Еще более пагубно те же недостатки сказывались в военной сфере. В отличие от Деникина и Краснова, стоявших у истоков Белого Движения в своем регионе, Колчак пришел "на готовое", он плохо знал своих подчиненных, вынужден был полагаться на факты их заслуг в 18-м году (часто преувеличенных, мнимых или случайных), на чужое мнение. А на чье? В восточном Белом Движении, вспыхнувшем одновременно во многих очагах от Волги до Владивостока, единства не было, сильно сказывалось региональное и личное соперничество. К тому же путчисты, свергнувшие Директорию и приведшие к власти Колчака, постарались себя не обидеть. Так оказались наверху атаман Сибирского казачества Иванов-Ринов и генерал из капитанов Лебедев.

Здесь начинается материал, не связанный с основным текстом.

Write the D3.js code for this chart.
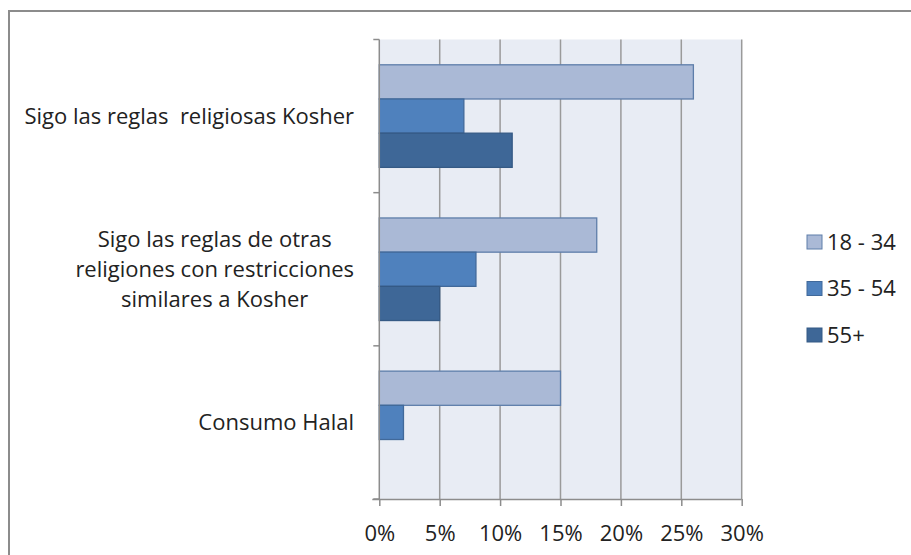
<!DOCTYPE html>
<html>
<head>
<meta charset="utf-8">
<script src="https://cdn.jsdelivr.net/npm/d3@7"></script>
<style>
  html, body { margin: 0; padding: 0; background: #fff; }
  svg { display: block; }
  text { font-family: "Open Sans", Lato, sans-serif; fill: #222; white-space: pre; }
</style>
</head>
<body>
<svg id="chart" width="911" height="555"></svg>
<script>
// ---- data ----
const categories = [
  ["Sigo las reglas  religiosas Kosher"],
  ["Sigo las reglas de otras", "religiones con restricciones", "similares a Kosher"],
  ["Consumo Halal"]
];
const seriesNames = ["18 - 34", "35 - 54", "55+"];
const values1834 = [26, 18, 15];
const values3554 = [7, 8, 2];
const values55 = [11, 5, 0];
const xTicks = [0, 5, 10, 15, 20, 25, 30];

const seriesValues = [values1834, values3554, values55];
const fills = ["#AAB9D6", "#4F81BD", "#3E6797"];
const strokes = ["#5E7EAA", "#41699A", "#355A85"];
const FONT = 22;

const svg = d3.select("#chart");

// outer border (chart area, cut off at right/bottom)
svg.append("rect")
  .attr("x", 9).attr("y", 11)
  .attr("width", 960).attr("height", 600)
  .attr("fill", "#fff").attr("stroke", "#8c8c8c").attr("stroke-width", 2);

const plot = { left: 379.3, right: 741.7, top: 39.5, bottom: 499 };

const x = d3.scaleLinear().domain([0, 30]).range([plot.left, plot.right]);
const y = d3.scaleBand().domain(d3.range(categories.length)).range([plot.top, plot.bottom]).paddingInner(0).paddingOuter(0);
const yInner = d3.scaleBand().domain(d3.range(seriesNames.length)).range([0, y.bandwidth()]).paddingInner(0).paddingOuter(0.74);

// plot background
svg.append("rect")
  .attr("x", plot.left).attr("y", plot.top)
  .attr("width", plot.right - plot.left).attr("height", plot.bottom - plot.top)
  .attr("fill", "#E8ECF4");

// gridlines
svg.append("g").selectAll("line").data(xTicks.slice(1)).join("line")
  .attr("x1", d => x(d)).attr("x2", d => x(d))
  .attr("y1", plot.top).attr("y2", plot.bottom)
  .attr("stroke", "#9a9a9a").attr("stroke-width", 1.5);

// bars
const gCat = svg.append("g").selectAll("g").data(categories).join("g")
  .attr("transform", (d, i) => `translate(0,${y(i)})`);

gCat.each(function(d, ci) {
  d3.select(this).selectAll("rect").data(seriesValues.map(s => s[ci])).join("rect")
    .attr("x", x(0))
    .attr("y", (v, si) => yInner(si))
    .attr("width", v => x(v) - x(0))
    .attr("height", yInner.bandwidth())
    .attr("fill", (v, si) => fills[si])
    .attr("stroke", (v, si) => v > 0 ? strokes[si] : "none")
    .attr("stroke-width", 1.3);
});

// x axis
const xAxis = d3.axisBottom(x).tickValues(xTicks).tickFormat(d => d + "%").tickSize(7).tickPadding(19);
const gx = svg.append("g").attr("transform", `translate(0,${plot.bottom})`).call(xAxis);
gx.select(".domain").attr("stroke", "#8c8c8c").attr("stroke-width", 1.5).attr("d", `M${plot.left - 7},0.5H${plot.right}`);
gx.selectAll(".tick line").attr("stroke", "#8c8c8c").attr("stroke-width", 1.5);
gx.selectAll(".tick text").attr("font-size", FONT).attr("fill", "#222").style("font-family", "'Open Sans', Lato, sans-serif");

// y axis
const yEdges = d3.range(categories.length + 1).map(i => plot.top + i * y.bandwidth());
const gy = svg.append("g");
gy.append("line").attr("x1", plot.left).attr("x2", plot.left).attr("y1", plot.top).attr("y2", plot.bottom)
  .attr("stroke", "#8c8c8c").attr("stroke-width", 1.5);
gy.selectAll("line.tk").data(yEdges).join("line").attr("class", "tk")
  .attr("x1", plot.left - 6).attr("x2", plot.left)
  .attr("y1", d => d).attr("y2", d => d)
  .attr("stroke", "#8c8c8c").attr("stroke-width", 1.5);

// category labels: block right-aligned at 354, lines centered within block
const lineH = 30;
const labelG = svg.append("g");
categories.forEach((lines, ci) => {
  const cy = y(ci) + y.bandwidth() / 2;
  const t = labelG.append("text").attr("font-size", FONT).attr("text-anchor", "middle");
  const widths = lines.map(l => {
    const s = labelG.append("text").attr("font-size", FONT).text(l);
    const w = s.node().getComputedTextLength(); s.remove(); return w;
  });
  const maxW = d3.max(widths);
  const cx = 354 - maxW / 2;
  lines.forEach((l, li) => {
    t.append("tspan").attr("x", cx)
      .attr("y", cy + (li - (lines.length - 1) / 2) * lineH)
      .attr("dy", "0.35em").text(l);
  });
});

// legend
const legend = svg.append("g").selectAll("g").data(seriesNames).join("g")
  .attr("transform", (d, i) => `translate(807,${242 + i * 46.5})`);
legend.append("rect").attr("x", 0).attr("y", -7).attr("width", 15).attr("height", 14)
  .attr("fill", (d, i) => fills[i]).attr("stroke", (d, i) => strokes[i]).attr("stroke-width", 1);
legend.append("text").attr("x", 20).attr("y", 0).attr("dy", "0.35em").attr("font-size", FONT).text(d => d);
</script>
</body>
</html>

Авторитетные полководцы собрались на юге, а на востоке приходилось выбирать из тех, кто есть. Противоболыпевистское восстание выдвинуло немало настоящих талантов, но оно же подняло много пены, и на каждого Каппеля, Пепеляева, Войцеховского находились Гайды, Лебедевы, Голицыны. Тем более, как это часто бывает, все лучшее оставалось в тени. Командиры, всей душой болеющие за дело, редко отлучались от своих войск. А пена всплывала на поверхность, была постоянно на глазах, стараясь показать себя в выгодном свете. В результате рождались и принимались эффектные планы разгрома красных, красивые на бумаге, но невыполнимые. В армии часто проявлялись авантюризм и повстанческие пережитки. Вместо повиновения была модной критика получаемых приказов, их безграмотная корректировка, пересуды и сплетни по адресу начальства. Чтобы судить об уровне командования, можно привести пример, как Лебедев назвал никуда не годными начальников 11, 12, 13-й дивизий и их полков, потому что они… управляли боем по телефону. Из «опыта» сибирского восстания штаб Верховного делал вывод, что в гражданской войне командиры должны непременно водить войска с винтовкой в руках, как и делали многие белогвардейские мальчишки-генералы. Это когда в Красной армии всеми средствами насаждался профессионализм и укреплялась дисциплина.